El domingo pasado esa alegría que duele- así definió escritor uruguayo Eduardo Galeano el fútbol- hizo que los almerienses durmieran mejor porque se sintieron felices. Juan José Melero y Antonio Torres, dos de los analistas más finos del Carrusel almeriense de la SER, me lo dijeron un día de confidencias: cuando el Almería gana, se concilia antes el sueño y se duerme mucho mejor. Es verdad. A mis hijos y a mí nos pasa. Y apuesto diez contra uno que a usted, que está leyendo esta Carta, también. Pregúnteselo y no se haga trampas en la respuesta. Claro que siempre hay excepciones. Eduardo del Pino Vicente, el gran cronista de la capital, y Toni Fernández, el gran míster del Carrusel que ha perdido 5 kilos en las últimas dos semanas, no concilian mejor el sueño, van mucho más allá: sencillamente, no duermen si perdemos.

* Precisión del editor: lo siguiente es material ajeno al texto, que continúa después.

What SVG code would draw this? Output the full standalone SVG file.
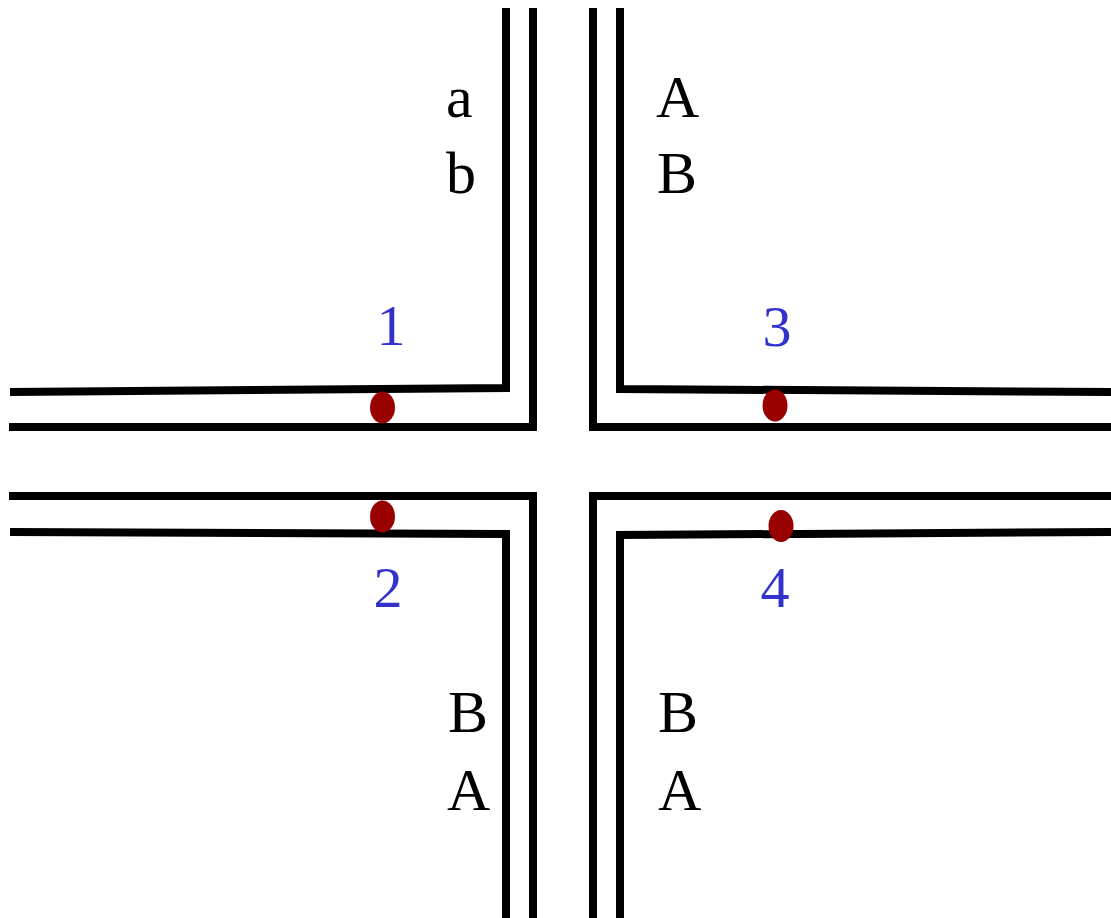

El sentimiento rojiblanco que cantan miles de gargantas los días de partido es la evidencia de que la afición del Almería se ha reencontrado con el camino de la identificación emocional con el equipo. Ha costado años de penas y alegrías porque, para los equipos de la clase media/baja de la clasificación, cada fin de semana es una batalla y cada temporada una guerra en la que hasta el último segundo nadie sabe si las calles serán invadidas por el estruendo incontrolado de la permanencia o acabarán sumidas en el silencio espeso de la desolación inconsolable del descenso.
El Almería ha salvado la temporada en un final agónico y ahora que el músculo duerme y la ansiedad descansa, a lo que debería aprestarse con determinación la dirección es a confeccionar un equipo de garantías que ponga a salvo de goles inesperados o penaltis sobrevenidos la continuidad en Primera. Esto es lo más importante, claro, pero, a la par, también deberían apresurarse a tejer una tela de araña identitaria que cruzara el río entre hacer un equipo para construir un club. Turki ha hecho lo primero, pero todavía no ha alcanzado la otra orilla.
La grandeza del fútbol está basada en el sentimiento efímero de la victoria y la derrota. En Almería sabemos bastante de esa levedad que hace que, cuando vienen mal dadas, el castillo de emociones que levantamos acabe siempre diluido en los escombros de la decepción. Hay que articular un entramado piramidal en el que la dirección esté en la cima, pero debajo tenga la estructura de una afición vertebrada que le haga inmune al desencanto inevitable.
El Almería no puede correr el riesgo de ser una llama luminosa en la victoria y apagada en la derrota. Tiene que ser una brasa emocional permanente y a resguardo del viento caprichoso del triunfo o el fracaso. Y uno de los secretos sobre los que se construye esta arquitectura a salvo de resultados puntuales es la emoción compartida por la afición cuando canta el himno con la intensidad con que ahora lo hacen los almerienses para apoyar al equipo en cada partido, en cada batalla.
La quimera intuida aquella tarde camino del Calderón se ha hecho realidad. Quién lo hubiera pensado cuando aquella música y aquella voz sonó por primera vez para todos mientras recorríamos las calles de Madrid en aquel otoño tardío en el que el Almería empató con el Atlético con dos goles del duende Piatti.
Ojalá que, como canta el bolero, la próxima temporada nos vaya bonito y que la vida y el gol nos vista de suerte. Disfruten de esta alegría que tanto ha dolido.